● Problem requirements:
Output the material below unchanged, apart from leaving out the pictures.

● Material:
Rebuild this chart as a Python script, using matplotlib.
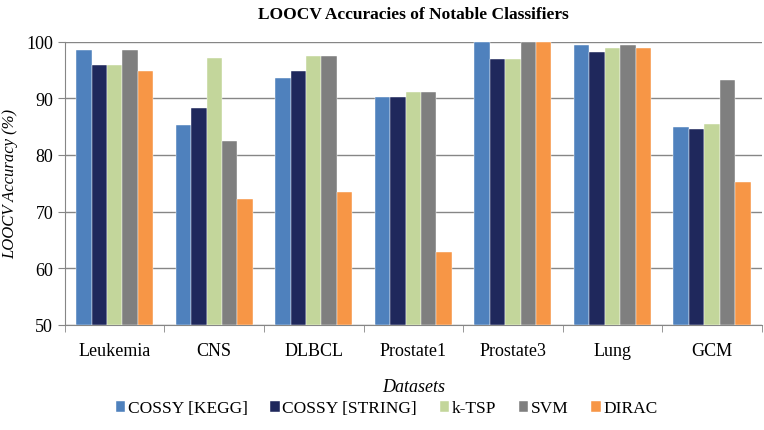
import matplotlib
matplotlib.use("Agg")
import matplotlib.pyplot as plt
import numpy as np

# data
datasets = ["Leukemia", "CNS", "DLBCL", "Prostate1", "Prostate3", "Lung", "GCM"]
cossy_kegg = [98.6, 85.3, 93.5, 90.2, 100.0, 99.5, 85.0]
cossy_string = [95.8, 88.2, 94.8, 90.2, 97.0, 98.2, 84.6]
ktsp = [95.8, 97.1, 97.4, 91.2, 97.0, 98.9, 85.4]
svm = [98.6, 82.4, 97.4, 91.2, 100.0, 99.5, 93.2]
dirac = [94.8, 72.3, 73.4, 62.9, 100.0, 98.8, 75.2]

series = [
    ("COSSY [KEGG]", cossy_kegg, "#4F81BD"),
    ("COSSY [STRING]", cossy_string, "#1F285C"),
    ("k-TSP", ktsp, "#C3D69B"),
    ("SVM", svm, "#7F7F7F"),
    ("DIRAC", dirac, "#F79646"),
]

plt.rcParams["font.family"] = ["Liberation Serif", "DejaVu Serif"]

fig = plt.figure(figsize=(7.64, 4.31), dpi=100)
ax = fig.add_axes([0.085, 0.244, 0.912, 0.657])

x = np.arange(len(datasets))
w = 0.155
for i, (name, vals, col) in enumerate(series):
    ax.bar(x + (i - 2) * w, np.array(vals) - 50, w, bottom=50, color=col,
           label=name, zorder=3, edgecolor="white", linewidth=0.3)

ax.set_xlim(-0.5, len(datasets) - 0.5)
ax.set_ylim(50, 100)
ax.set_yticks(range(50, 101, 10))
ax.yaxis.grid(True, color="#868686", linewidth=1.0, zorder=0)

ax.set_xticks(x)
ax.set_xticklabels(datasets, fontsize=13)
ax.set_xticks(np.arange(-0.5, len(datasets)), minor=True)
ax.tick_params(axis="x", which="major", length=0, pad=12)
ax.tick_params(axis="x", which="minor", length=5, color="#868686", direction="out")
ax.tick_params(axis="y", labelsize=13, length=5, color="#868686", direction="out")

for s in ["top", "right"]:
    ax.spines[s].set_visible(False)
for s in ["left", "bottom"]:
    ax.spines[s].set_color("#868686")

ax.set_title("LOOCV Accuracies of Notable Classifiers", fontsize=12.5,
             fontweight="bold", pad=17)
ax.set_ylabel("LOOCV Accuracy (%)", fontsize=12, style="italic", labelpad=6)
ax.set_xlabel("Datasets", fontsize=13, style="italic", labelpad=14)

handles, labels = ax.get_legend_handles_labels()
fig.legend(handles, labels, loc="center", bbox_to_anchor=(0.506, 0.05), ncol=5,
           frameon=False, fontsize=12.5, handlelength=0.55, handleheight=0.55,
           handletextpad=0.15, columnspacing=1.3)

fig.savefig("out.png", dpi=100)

● Solution:
Rebuild this chart as a Python script, using matplotlib.
import matplotlib
matplotlib.use("Agg")
import matplotlib.pyplot as plt
import numpy as np

# data
datasets = ["Leukemia", "CNS", "DLBCL", "Prostate1", "Prostate3", "Lung", "GCM"]
cossy_kegg = [98.6, 85.3, 93.5, 90.2, 100.0, 99.5, 85.0]
cossy_string = [95.8, 88.2, 94.8, 90.2, 97.0, 98.2, 84.6]
ktsp = [95.8, 97.1, 97.4, 91.2, 97.0, 98.9, 85.4]
svm = [98.6, 82.4, 97.4, 91.2, 100.0, 99.5, 93.2]
dirac = [94.8, 72.3, 73.4, 62.9, 100.0, 98.8, 75.2]

series = [
    ("COSSY [KEGG]", cossy_kegg, "#4F81BD"),
    ("COSSY [STRING]", cossy_string, "#1F285C"),
    ("k-TSP", ktsp, "#C3D69B"),
    ("SVM", svm, "#7F7F7F"),
    ("DIRAC", dirac, "#F79646"),
]

plt.rcParams["font.family"] = ["Liberation Serif", "DejaVu Serif"]

fig = plt.figure(figsize=(7.64, 4.31), dpi=100)
ax = fig.add_axes([0.085, 0.244, 0.912, 0.657])

x = np.arange(len(datasets))
w = 0.155
for i, (name, vals, col) in enumerate(series):
    ax.bar(x + (i - 2) * w, np.array(vals) - 50, w, bottom=50, color=col,
           label=name, zorder=3, edgecolor="white", linewidth=0.3)

ax.set_xlim(-0.5, len(datasets) - 0.5)
ax.set_ylim(50, 100)
ax.set_yticks(range(50, 101, 10))
ax.yaxis.grid(True, color="#868686", linewidth=1.0, zorder=0)

ax.set_xticks(x)
ax.set_xticklabels(datasets, fontsize=13)
ax.set_xticks(np.arange(-0.5, len(datasets)), minor=True)
ax.tick_params(axis="x", which="major", length=0, pad=12)
ax.tick_params(axis="x", which="minor", length=5, color="#868686", direction="out")
ax.tick_params(axis="y", labelsize=13, length=5, color="#868686", direction="out")

for s in ["top", "right"]:
    ax.spines[s].set_visible(False)
for s in ["left", "bottom"]:
    ax.spines[s].set_color("#868686")

ax.set_title("LOOCV Accuracies of Notable Classifiers", fontsize=12.5,
             fontweight="bold", pad=17)
ax.set_ylabel("LOOCV Accuracy (%)", fontsize=12, style="italic", labelpad=6)
ax.set_xlabel("Datasets", fontsize=13, style="italic", labelpad=14)

handles, labels = ax.get_legend_handles_labels()
fig.legend(handles, labels, loc="center", bbox_to_anchor=(0.506, 0.05), ncol=5,
           frameon=False, fontsize=12.5, handlelength=0.55, handleheight=0.55,
           handletextpad=0.15, columnspacing=1.3)

fig.savefig("out.png", dpi=100)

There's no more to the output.